The music was awesome. I was introduced to bands like Dar Williams whose “When I Was a Boy” song bought me to tears; Tribe 8 who pretended to separate men from their penises with a chain saw; and 7 Year Bitch introduced me to the Riot Grrrl scene. But my absolute favorite was the Murmurs, the lead singer tearing up as she sang about domestic violence in “Children of the Garden.” It was all so wild and yet gentle. I saw a 70 year old woman float like an angel above the hands of the crowd in the mosh pit. Her long gray hair draping down as she held her cane on her chest.
And OMG the percussionist Ubaka Hill! It felt like her drumming had summoned these tribes of women from around the world. I danced with the masses like a cave woman wearing nothing but my blue skirt and body paint.

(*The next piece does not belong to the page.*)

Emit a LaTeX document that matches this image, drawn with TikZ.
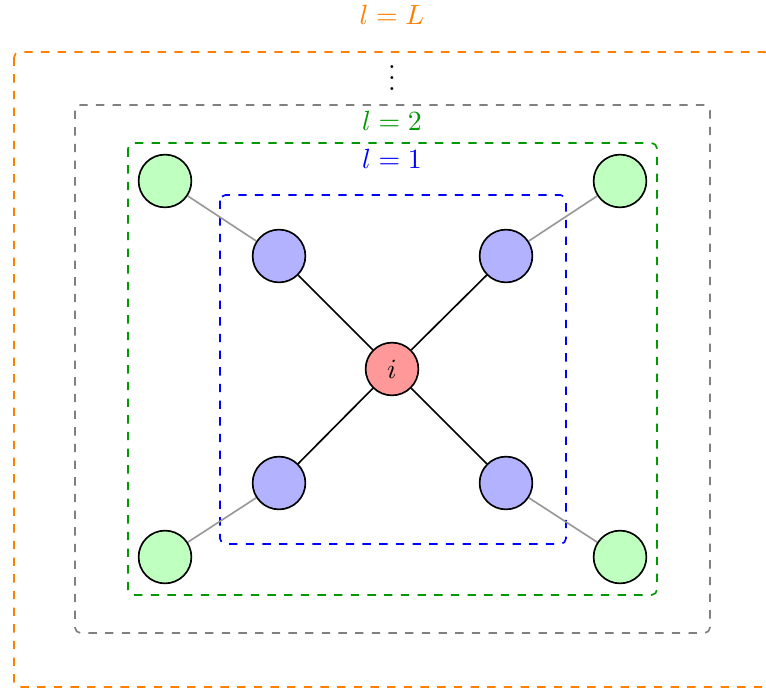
\documentclass[tikz,border=0pt]{standalone}
\begin{document}
\begin{tikzpicture}[x=0.36pt,y=-0.36pt,
  hop/.style={circle,draw=black,semithick,minimum size=19pt,inner sep=0pt},
  center/.style={hop,fill=red!40},
  first/.style={hop,fill=blue!30},
  second/.style={hop,fill=green!25},
  ring/.style={dashed,semithick,rounded corners=2pt},
  inner link/.style={semithick,black},
  outer link/.style={semithick,gray!80}]
\useasboundingbox (0,0) rectangle (766,691);

% neighbourhood boxes, one per hop level
\draw[ring,orange] (14,52) rectangle (770,687);
\draw[ring,gray] (75,105) rectangle (710,633);
\draw[ring,green!60!black] (128,143) rectangle (657,595);
\draw[ring,blue] (220,195) rectangle (566,544);

% level labels
\node[text=orange] (lL) at (392,15) {$l=L$};
\node (dots) at (392,70) {$\vdots$};
\node[text=green!60!black] (l2) at (392,121) {$l=2$};
\node[text=blue] (l1) at (392,159) {$l=1$};

% nodes
\node[center] (i) at (392,369) {$i$};
\node[first] (b1) at (279,256) {};
\node[first] (b2) at (506,256) {};
\node[first] (b3) at (279,483) {};
\node[first] (b4) at (506,483) {};
\node[second] (g1) at (165,181) {};
\node[second] (g2) at (620,181) {};
\node[second] (g3) at (165,557) {};
\node[second] (g4) at (620,557) {};

% edges
\foreach \b in {b1,b2,b3,b4} \draw[inner link] (i) -- (\b);
\draw[outer link] (b1) -- (g1);
\draw[outer link] (b2) -- (g2);
\draw[outer link] (b3) -- (g3);
\draw[outer link] (b4) -- (g4);
\end{tikzpicture}
\end{document}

There was respect for the land. No beer cans and cigarette butts littering the woods. There was cooperation. Every attendee had to work at least three shifts. You could be part of a stage crew, you could chop and stack fire wood, or work in the kitchen tent. I chopped 250 pounds of cabbage and shucked corn into a kiddy pool with five women from around the world,.
Everyone was cared for. There was ASL at every stage. There were quiet zones and rowdy zones. There were AA groups and NA groups. For the first time in my life, I was in the minority as a heterosexual. And there was a support group for that.
For me, the festival was hyper stimulation paired with profound relaxation and spirituality. But the overwhelming feeling was one of incredible safety. It felt like a long luxurious exhale.
I kept two of my promises to my husband. I didn’t get a tattoo or have sex. I attended the event for two more years.
Wikipedia says that “Michfest” or some version of it spanned from 1976 to 2015—almost 40 years. There were more than 5,000 women there each of the three years I attended on “the land” in Oceana County. There were years when 10,000 women attended. There’s a lot of speculation about why it ended. It might have had to do with the controversy of including trans women. So even this utopia was flawed. But maybe we can never achieve Utopia if we exclude anyone. Even people with penises. Except people who are assholes. Maybe exclude them.
(I recently told this story at an Ex Fabula story slam. The theme was Utopia. I didn’t think I had a story and then I remembered my precious days at the Michigan Womyn’s Music Festival. Ex Fabula is Milwaukee’s local story telling group.)